Потом, не допив своего третьего стакана, не дожидаясь четвертого и пятого, он простился с нами, мелькнул под лампой гостиницы и ушел в черную ночь.
Мы втроем вернулись в гостиную с ее раскаленным камином и четырьмя яркими свечами и стали перебирать все случившееся. Мало-помалу леденящее чувство изумления сменилось в нас жгучим любопытством. Мы долго не расходились. Насколько я помню, нам никогда не случалось оставаться в «Джордже» позже, чем в эту ночь. Каждый из нас высказывал свое предположение, обязуясь со временем доказать его справедливость. И всем нам стало казаться, будто для нас важнее всего в мире разведать прошлое нашего товарища и открыть тайну, которую он разделял со знаменитым доктором. Не хвастаюсь, но мне сдается, что я удачнее всех раскрыл ее, и, возможно, никто из живущих теперь людей не мог бы рассказать вам о тех ужасных, противоестественных событиях, историю которых я изложу ниже.
В дни своей юности Феттс изучал медицину в Эдинбурге. У него был своеобразный талант — способность быстро усваивать все услышанное и передавать другим приобретенные взгляды, выдавая их за свои собственные. Дома он занимался мало, но был неизменно вежлив и внимателен с преподавателями и выказывал сообразительность и способности. Его скоро отметили как молодого человека, который хорошо слушает и хорошо запоминает услышанное. Более того, к своему великому изумлению я узнал, что Феттс был тогда красив и что его наружность располагала к нему людей.
В те времена в Эдинбурге жил один лектор анатомии, я обозначу его буквой К. Впоследствии имя этого человека приобрело слишком громкую известность. Когда чернь, приветствуя казнь Берка, громко требовала крови его начальника, человек, носивший упомянутое имя, переодетый и загримированный, украдкой выбирался из Эдинбурга. Но в ту эпоху, о которой говорю я, К. только что достиг известности и пользовался популярностью своего соперника, профессора университета. По крайней мере студенты бредили им. И сам Феттс верил, и все другие думали, что, заслужив расположение этой метеорной знаменитости, он получил залог успеха. Мистер К. был превосходным преподавателем и в то же время бонвиваном. Ему так же нравилось хитрое притворство, как и точные препараты. Феттс в обоих случаях показал себя мастером и был отмечен анатомом. На второй год он получил полуофициальное место второго демонстратора или помощника ассистента. На него возложили обязанность заботиться об анатомическом театре и аудитории. Он отвечал за порядок в этих залах, за поведение остальных студентов и должен был доставлять, принимать и распределять анатомические материалы. Из-за последнего, в те времена весьма затруднительного и щекотливого дела, мистер К. поместил Феттса в одном здании с диссекционными комнатами. Именно туда-то в темные часы перед зимней зарей стучались неопрятные, мрачные люди, приносившие материал для вскрытий. И Феттс, руки которого еще дрожали после буйных развлечений ночи, а в глазах еще стоял туман, поднимался с постели и шел отворять дверь трем темным личностям, которые впоследствии не избежали заслуженного возмездия. Он помогал им вносить их трагическую ношу, платил деньги и после их ухода оставался один с печальными бренными останками. После такой сцены он засыпал на час-другой, чтобы вознаградить себя за ночную усталость и освежиться для дневного труда.

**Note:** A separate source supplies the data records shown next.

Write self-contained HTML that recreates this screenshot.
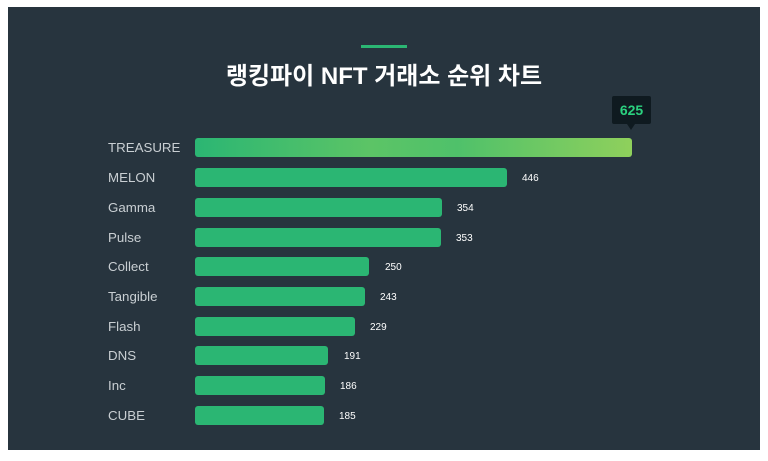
<!DOCTYPE html><html><head><style>
body{margin:0;width:768px;height:461px;background:#fff;position:relative;overflow:hidden;font-family:"Liberation Sans","Noto Sans CJK KR",sans-serif}
#p{position:absolute;left:8px;top:7px;width:752px;height:443px;background:#27343e}
.l{position:absolute;left:108px;color:#c9cfd3;font-size:13.3px;line-height:20px}
.b{position:absolute;left:195px;height:19px;border-radius:3px;background:#2bb673}
.v{position:absolute;color:#fff;font-size:10px;line-height:20px;margin-top:1px}
</style></head><body><div id="p"></div>
<div style="position:absolute;left:361px;top:45px;width:46px;height:3px;background:#2bb673"></div>
<div style="position:absolute;left:0;width:768px;top:60px;text-align:center;color:#fff;font-size:24px;font-weight:bold;line-height:34px">랭킹파이 NFT 거래소 순위 차트</div>
<div style="position:absolute;left:612px;top:96px;width:39px;height:28px;background:#0f1a20;border-radius:2px;color:#2bd17f;font-weight:bold;font-size:14px;line-height:28px;text-align:center">625</div>
<div style="position:absolute;left:627px;top:124px;border-left:4px solid transparent;border-right:4px solid transparent;border-top:6px solid #0f1a20"></div>
<div class="l" style="top:138px">TREASURE</div><div class="b" style="top:138px;width:437px;background:linear-gradient(90deg,#2bb673,#5cc466 40%,#4fc16a 60%,#8fd05c)"></div>
<div class="l" style="top:168px">MELON</div><div class="b" style="top:168px;width:312px"></div><div class="v" style="top:168px;left:522px">446</div>
<div class="l" style="top:198px">Gamma</div><div class="b" style="top:198px;width:247px"></div><div class="v" style="top:198px;left:457px">354</div>
<div class="l" style="top:228px">Pulse</div><div class="b" style="top:228px;width:246px"></div><div class="v" style="top:228px;left:456px">353</div>
<div class="l" style="top:257px">Collect</div><div class="b" style="top:257px;width:174px"></div><div class="v" style="top:257px;left:385px">250</div>
<div class="l" style="top:287px">Tangible</div><div class="b" style="top:287px;width:170px"></div><div class="v" style="top:287px;left:380px">243</div>
<div class="l" style="top:317px">Flash</div><div class="b" style="top:317px;width:160px"></div><div class="v" style="top:317px;left:370px">229</div>
<div class="l" style="top:346px">DNS</div><div class="b" style="top:346px;width:133px"></div><div class="v" style="top:346px;left:344px">191</div>
<div class="l" style="top:376px">Inc</div><div class="b" style="top:376px;width:130px"></div><div class="v" style="top:376px;left:340px">186</div>
<div class="l" style="top:406px">CUBE</div><div class="b" style="top:406px;width:129px"></div><div class="v" style="top:406px;left:339px">185</div>
</body></html>
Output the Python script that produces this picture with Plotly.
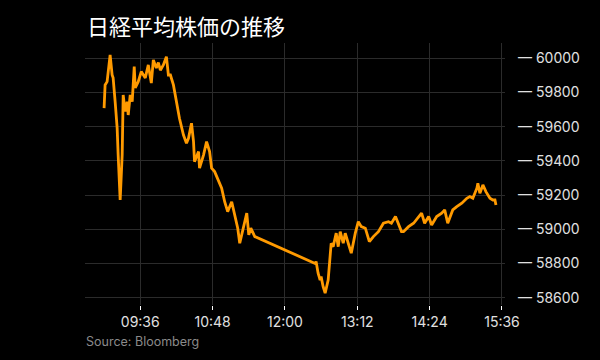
import plotly.graph_objects as go

DAY = "2025-10-31 "

times = [
    "09:00", "09:01", "09:03", "09:06", "09:08", "09:09", "09:11", "09:13", "09:14", "09:16",
    "09:18", "09:19", "09:21", "09:23", "09:24", "09:26", "09:28", "09:30", "09:31", "09:34",
    "09:37", "09:41", "09:44", "09:46", "09:47", "09:49", "09:52", "09:54", "09:56", "09:59",
    "10:02", "10:04",
    "10:06", "10:09", "10:12", "10:15", "10:19", "10:22", "10:24", "10:27", "10:29", "10:30",
    "10:34", "10:35", "10:39", "10:42", "10:45", "10:47", "10:50", "10:54", "10:57", "11:00",
    "11:03", "11:07", "11:10", "11:13", "11:15", "11:18", "11:22", "11:24", "11:26", "11:30",
    "12:30", "12:31", "12:33", "12:35", "12:36", "12:38", "12:40", "12:43", "12:46", "12:48",
    "12:51", "12:53", "12:55", "12:58", "13:00", "13:03", "13:06", "13:10", "13:13", "13:16",
    "13:20", "13:24", "13:28", "13:33", "13:38", "13:43", "13:46", "13:50", "13:53", "13:56",
    "13:58", "14:03", "14:08", "14:13", "14:16", "14:19", "14:23", "14:26", "14:31", "14:36",
    "14:39", "14:42", "14:47", "14:51", "14:56", "15:01", "15:04", "15:07", "15:11", "15:12",
    "15:14", "15:17", "15:20", "15:24", "15:27", "15:29", "15:30",
]

values = [
    59708, 59844, 59863, 60019, 59902, 59885, 59746, 59592, 59435, 59171,
    59435, 59785, 59688, 59746, 59668, 59785, 59746, 59951, 59826, 59863,
    59922, 59885, 59961, 59902, 59855, 59990, 59943, 59975, 59930, 59961,
    60009, 59902,
    59902, 59844, 59746, 59649, 59551, 59503, 59532, 59620, 59512, 59395,
    59454, 59357, 59435, 59512, 59454, 59357, 59337, 59278, 59240, 59161,
    59103, 59161, 59084, 59006, 58918, 58986, 59094, 58967, 59006, 58957,
    58800, 58811, 58743, 58703, 58723, 58664, 58626, 58703, 58918, 58898,
    58977, 58898, 58986, 58918, 58977, 58918, 58860, 58977, 59044, 59015,
    59006, 58927, 58957, 58986, 59035, 59044, 59035, 59074, 59035, 58986,
    58986, 59015, 59035, 59074, 59094, 59035, 59074, 59025, 59074, 59094,
    59113, 59035, 59113, 59132, 59152, 59181, 59191, 59181, 59240, 59269,
    59211, 59259, 59220, 59181, 59171, 59171, 59142,
]

x_ticks = ["09:36", "10:48", "12:00", "13:12", "14:24", "15:36"]
y_ticks = [58600, 58800, 59000, 59200, 59400, 59600, 59800, 60000]

title_text = "日経平均株価の推移"
source_text = "Source: Bloomberg"

fig = go.Figure()
fig.add_trace(go.Scatter(
    x=[DAY + t for t in times],
    y=values,
    mode="lines",
    line=dict(color="#FF9A00", width=2.8),
    hoverinfo="skip",
))

fig.update_layout(
    width=600, height=360,
    paper_bgcolor="#000000", plot_bgcolor="#000000",
    margin=dict(l=85, r=95, t=43, b=55),
    showlegend=False,
    font=dict(family="Inter, Roboto, sans-serif", color="#dddddd", size=14),
    title=dict(
        text=title_text,
        font=dict(family="Noto Sans CJK JP", size=22, color="#ffffff"),
        x=87 / 600, xanchor="left", xref="container",
        y=1 - 27 / 360, yanchor="middle", yref="container",
        pad=dict(l=0, t=0, b=0, r=0),
    ),
    annotations=[dict(
        text=source_text, showarrow=False,
        xref="paper", yref="paper",
        x=(84 - 85) / 420, xanchor="left",
        y=(305 - 341) / 262, yanchor="middle",
        font=dict(family="Inter, Roboto, sans-serif", size=12.5, color="#8a8a8a"),
    )],
)

fig.update_xaxes(
    type="date",
    range=[DAY + "08:41", DAY + "15:39"],
    tickvals=[DAY + t for t in x_ticks],
    ticktext=x_ticks,
    showgrid=True, gridcolor="#2b2b2b", gridwidth=1,
    ticks="outside", ticklen=4, tickcolor="#ffffff", tickwidth=1,
    showline=False, zeroline=False,
    tickfont=dict(size=14, color="#e0e0e0"),
)

fig.update_yaxes(
    side="right",
    range=[58557, 60089],
    tickvals=y_ticks,
    ticktext=["— " + str(v) for v in y_ticks],
    showgrid=True, gridcolor="#2b2b2b", gridwidth=1,
    ticks="", showline=False, zeroline=False,
    ticklabelstandoff=12,
    tickfont=dict(size=14, color="#e0e0e0"),
)

fig.write_html("out.html")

Немногие молодые люди могли бы оставаться нечувствительными к жизни среди вечных напоминаний о смерти. Но отвлеченные вопросы не занимали его ум. Раб самолюбивых желаний и мелочного честолюбия, Феттс не был способен интересоваться судьбой, удачами или бедами других людей. Холодный, легкомысленный и самовлюбленный в высшей степени, он обладал той долей осторожности, ложно называемой нравственностью, которая удерживает человека от опьянения в неподходящую минуту или от кражи, способной повлечь за собой наказание. Кроме того, Феттс жаждал хорошего мнения о себе со стороны своих профессоров и товарищей, и ему совсем не хотелось явно стать в ряды отверженных. Вот поэтому-то он старался отличаться в аудитории и чуть не ежедневно оказывал своему начальнику К. несомненные и явные услуги. Но за дневные труды он вознаграждал себя ночными кутежами и самыми неблагородными развлечениями. Таким путем восстанавливалось равновесие, и то, что Феттс называл своей совестью, было спокойно и довольно.
Пополнять запасы для диссекционного стола было трудно; это постоянно заботило и мистера К. и его помощника. Занятия кипели, учащихся было много, а потому то и дело сказывался недостаток в анатомическом материале, и обязанность добывать его, уже и сама по себе неприятная, грозила сделаться опасной для всех, кто имел к ней отношение. Мистер К. поставил себе за правило не задавать никаких вопросов продавцам.